— Start —

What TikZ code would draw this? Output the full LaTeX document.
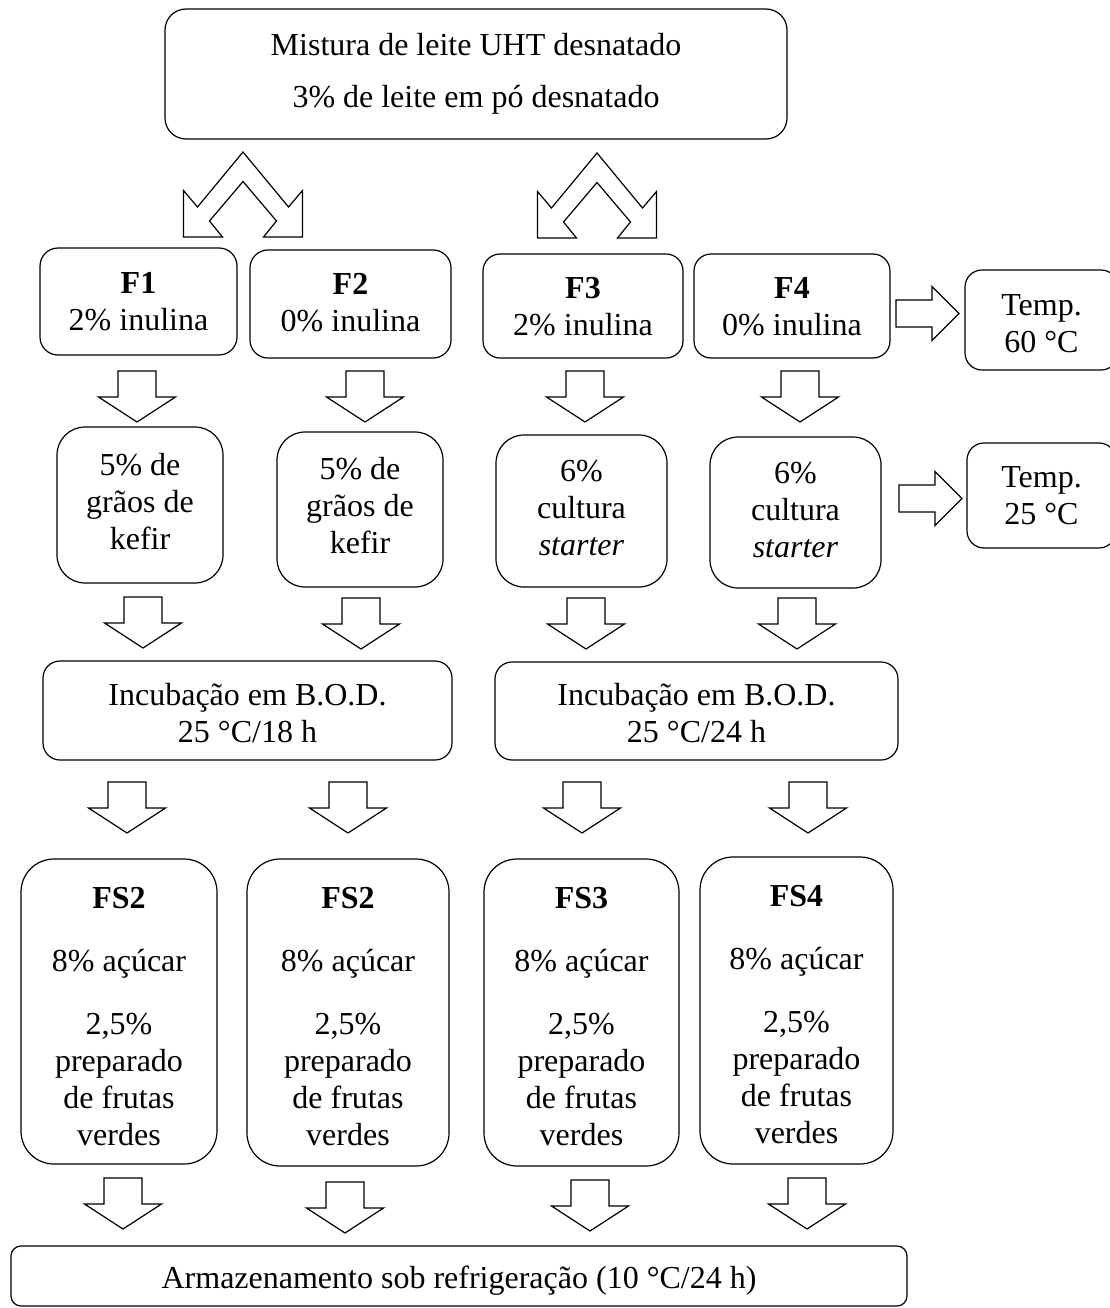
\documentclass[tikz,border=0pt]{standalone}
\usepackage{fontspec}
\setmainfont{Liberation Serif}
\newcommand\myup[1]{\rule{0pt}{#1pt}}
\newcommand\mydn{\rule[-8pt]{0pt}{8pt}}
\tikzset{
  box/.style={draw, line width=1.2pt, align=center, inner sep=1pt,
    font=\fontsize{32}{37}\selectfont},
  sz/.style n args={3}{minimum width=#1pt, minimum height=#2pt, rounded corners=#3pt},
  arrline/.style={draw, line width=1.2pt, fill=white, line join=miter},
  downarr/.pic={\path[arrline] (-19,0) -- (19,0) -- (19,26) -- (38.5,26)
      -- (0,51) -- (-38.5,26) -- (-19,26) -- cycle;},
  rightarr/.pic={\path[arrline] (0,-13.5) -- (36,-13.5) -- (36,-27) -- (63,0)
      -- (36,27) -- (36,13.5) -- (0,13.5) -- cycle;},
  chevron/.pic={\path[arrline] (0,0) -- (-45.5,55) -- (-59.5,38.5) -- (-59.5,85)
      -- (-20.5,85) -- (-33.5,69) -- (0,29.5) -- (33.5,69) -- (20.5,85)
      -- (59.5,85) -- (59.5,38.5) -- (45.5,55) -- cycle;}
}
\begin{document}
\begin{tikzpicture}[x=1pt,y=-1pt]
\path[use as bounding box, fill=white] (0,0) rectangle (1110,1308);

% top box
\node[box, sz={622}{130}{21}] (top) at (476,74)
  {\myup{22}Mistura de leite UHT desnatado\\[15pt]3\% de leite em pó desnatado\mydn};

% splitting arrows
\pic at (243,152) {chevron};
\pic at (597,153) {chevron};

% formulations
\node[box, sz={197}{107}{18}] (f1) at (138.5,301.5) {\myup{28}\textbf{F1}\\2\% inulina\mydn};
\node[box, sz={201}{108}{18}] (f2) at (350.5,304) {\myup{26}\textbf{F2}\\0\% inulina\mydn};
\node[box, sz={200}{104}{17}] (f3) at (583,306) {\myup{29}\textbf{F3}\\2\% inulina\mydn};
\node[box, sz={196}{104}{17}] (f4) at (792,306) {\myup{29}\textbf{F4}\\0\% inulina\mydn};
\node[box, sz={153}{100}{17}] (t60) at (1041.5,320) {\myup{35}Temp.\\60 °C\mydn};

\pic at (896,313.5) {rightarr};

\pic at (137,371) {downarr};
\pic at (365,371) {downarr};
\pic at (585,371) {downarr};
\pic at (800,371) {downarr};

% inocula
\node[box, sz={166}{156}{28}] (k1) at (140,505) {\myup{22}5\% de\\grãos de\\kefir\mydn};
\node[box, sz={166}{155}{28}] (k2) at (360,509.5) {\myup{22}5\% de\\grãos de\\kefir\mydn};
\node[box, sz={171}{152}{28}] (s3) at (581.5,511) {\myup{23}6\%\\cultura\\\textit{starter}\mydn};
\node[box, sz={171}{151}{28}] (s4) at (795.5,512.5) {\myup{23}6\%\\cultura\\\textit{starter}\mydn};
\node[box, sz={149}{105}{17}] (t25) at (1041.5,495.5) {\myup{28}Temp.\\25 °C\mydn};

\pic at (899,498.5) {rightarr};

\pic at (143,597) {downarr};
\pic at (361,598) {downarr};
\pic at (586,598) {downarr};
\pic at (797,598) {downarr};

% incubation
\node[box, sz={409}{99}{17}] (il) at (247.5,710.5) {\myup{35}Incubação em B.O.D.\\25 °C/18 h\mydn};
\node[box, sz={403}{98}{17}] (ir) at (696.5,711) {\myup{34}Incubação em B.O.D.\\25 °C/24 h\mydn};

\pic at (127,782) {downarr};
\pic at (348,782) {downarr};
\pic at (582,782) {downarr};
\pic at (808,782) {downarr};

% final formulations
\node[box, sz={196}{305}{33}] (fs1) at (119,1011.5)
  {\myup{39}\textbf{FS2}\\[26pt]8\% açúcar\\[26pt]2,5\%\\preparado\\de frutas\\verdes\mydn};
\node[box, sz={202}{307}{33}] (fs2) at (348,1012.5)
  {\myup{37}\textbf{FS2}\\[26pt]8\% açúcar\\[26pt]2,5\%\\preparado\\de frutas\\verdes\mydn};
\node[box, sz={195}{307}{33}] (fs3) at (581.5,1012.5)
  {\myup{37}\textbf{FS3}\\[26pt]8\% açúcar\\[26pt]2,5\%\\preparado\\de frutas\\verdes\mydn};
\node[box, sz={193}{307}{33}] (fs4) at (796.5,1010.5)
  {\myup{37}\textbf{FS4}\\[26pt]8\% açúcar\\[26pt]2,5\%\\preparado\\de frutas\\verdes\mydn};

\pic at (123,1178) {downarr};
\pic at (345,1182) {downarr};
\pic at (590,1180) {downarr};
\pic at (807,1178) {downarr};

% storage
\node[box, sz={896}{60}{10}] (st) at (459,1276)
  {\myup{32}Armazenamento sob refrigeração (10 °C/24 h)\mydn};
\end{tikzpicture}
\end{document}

— End —

Copy the whole listing above word for word but do not carry over the pictures.

[Final result]
What TikZ code would draw this? Output the full LaTeX document.
\documentclass[tikz,border=0pt]{standalone}
\usepackage{fontspec}
\setmainfont{Liberation Serif}
\newcommand\myup[1]{\rule{0pt}{#1pt}}
\newcommand\mydn{\rule[-8pt]{0pt}{8pt}}
\tikzset{
  box/.style={draw, line width=1.2pt, align=center, inner sep=1pt,
    font=\fontsize{32}{37}\selectfont},
  sz/.style n args={3}{minimum width=#1pt, minimum height=#2pt, rounded corners=#3pt},
  arrline/.style={draw, line width=1.2pt, fill=white, line join=miter},
  downarr/.pic={\path[arrline] (-19,0) -- (19,0) -- (19,26) -- (38.5,26)
      -- (0,51) -- (-38.5,26) -- (-19,26) -- cycle;},
  rightarr/.pic={\path[arrline] (0,-13.5) -- (36,-13.5) -- (36,-27) -- (63,0)
      -- (36,27) -- (36,13.5) -- (0,13.5) -- cycle;},
  chevron/.pic={\path[arrline] (0,0) -- (-45.5,55) -- (-59.5,38.5) -- (-59.5,85)
      -- (-20.5,85) -- (-33.5,69) -- (0,29.5) -- (33.5,69) -- (20.5,85)
      -- (59.5,85) -- (59.5,38.5) -- (45.5,55) -- cycle;}
}
\begin{document}
\begin{tikzpicture}[x=1pt,y=-1pt]
\path[use as bounding box, fill=white] (0,0) rectangle (1110,1308);

% top box
\node[box, sz={622}{130}{21}] (top) at (476,74)
  {\myup{22}Mistura de leite UHT desnatado\\[15pt]3\% de leite em pó desnatado\mydn};

% splitting arrows
\pic at (243,152) {chevron};
\pic at (597,153) {chevron};

% formulations
\node[box, sz={197}{107}{18}] (f1) at (138.5,301.5) {\myup{28}\textbf{F1}\\2\% inulina\mydn};
\node[box, sz={201}{108}{18}] (f2) at (350.5,304) {\myup{26}\textbf{F2}\\0\% inulina\mydn};
\node[box, sz={200}{104}{17}] (f3) at (583,306) {\myup{29}\textbf{F3}\\2\% inulina\mydn};
\node[box, sz={196}{104}{17}] (f4) at (792,306) {\myup{29}\textbf{F4}\\0\% inulina\mydn};
\node[box, sz={153}{100}{17}] (t60) at (1041.5,320) {\myup{35}Temp.\\60 °C\mydn};

\pic at (896,313.5) {rightarr};

\pic at (137,371) {downarr};
\pic at (365,371) {downarr};
\pic at (585,371) {downarr};
\pic at (800,371) {downarr};

% inocula
\node[box, sz={166}{156}{28}] (k1) at (140,505) {\myup{22}5\% de\\grãos de\\kefir\mydn};
\node[box, sz={166}{155}{28}] (k2) at (360,509.5) {\myup{22}5\% de\\grãos de\\kefir\mydn};
\node[box, sz={171}{152}{28}] (s3) at (581.5,511) {\myup{23}6\%\\cultura\\\textit{starter}\mydn};
\node[box, sz={171}{151}{28}] (s4) at (795.5,512.5) {\myup{23}6\%\\cultura\\\textit{starter}\mydn};
\node[box, sz={149}{105}{17}] (t25) at (1041.5,495.5) {\myup{28}Temp.\\25 °C\mydn};

\pic at (899,498.5) {rightarr};

\pic at (143,597) {downarr};
\pic at (361,598) {downarr};
\pic at (586,598) {downarr};
\pic at (797,598) {downarr};

% incubation
\node[box, sz={409}{99}{17}] (il) at (247.5,710.5) {\myup{35}Incubação em B.O.D.\\25 °C/18 h\mydn};
\node[box, sz={403}{98}{17}] (ir) at (696.5,711) {\myup{34}Incubação em B.O.D.\\25 °C/24 h\mydn};

\pic at (127,782) {downarr};
\pic at (348,782) {downarr};
\pic at (582,782) {downarr};
\pic at (808,782) {downarr};

% final formulations
\node[box, sz={196}{305}{33}] (fs1) at (119,1011.5)
  {\myup{39}\textbf{FS2}\\[26pt]8\% açúcar\\[26pt]2,5\%\\preparado\\de frutas\\verdes\mydn};
\node[box, sz={202}{307}{33}] (fs2) at (348,1012.5)
  {\myup{37}\textbf{FS2}\\[26pt]8\% açúcar\\[26pt]2,5\%\\preparado\\de frutas\\verdes\mydn};
\node[box, sz={195}{307}{33}] (fs3) at (581.5,1012.5)
  {\myup{37}\textbf{FS3}\\[26pt]8\% açúcar\\[26pt]2,5\%\\preparado\\de frutas\\verdes\mydn};
\node[box, sz={193}{307}{33}] (fs4) at (796.5,1010.5)
  {\myup{37}\textbf{FS4}\\[26pt]8\% açúcar\\[26pt]2,5\%\\preparado\\de frutas\\verdes\mydn};

\pic at (123,1178) {downarr};
\pic at (345,1182) {downarr};
\pic at (590,1180) {downarr};
\pic at (807,1178) {downarr};

% storage
\node[box, sz={896}{60}{10}] (st) at (459,1276)
  {\myup{32}Armazenamento sob refrigeração (10 °C/24 h)\mydn};
\end{tikzpicture}
\end{document}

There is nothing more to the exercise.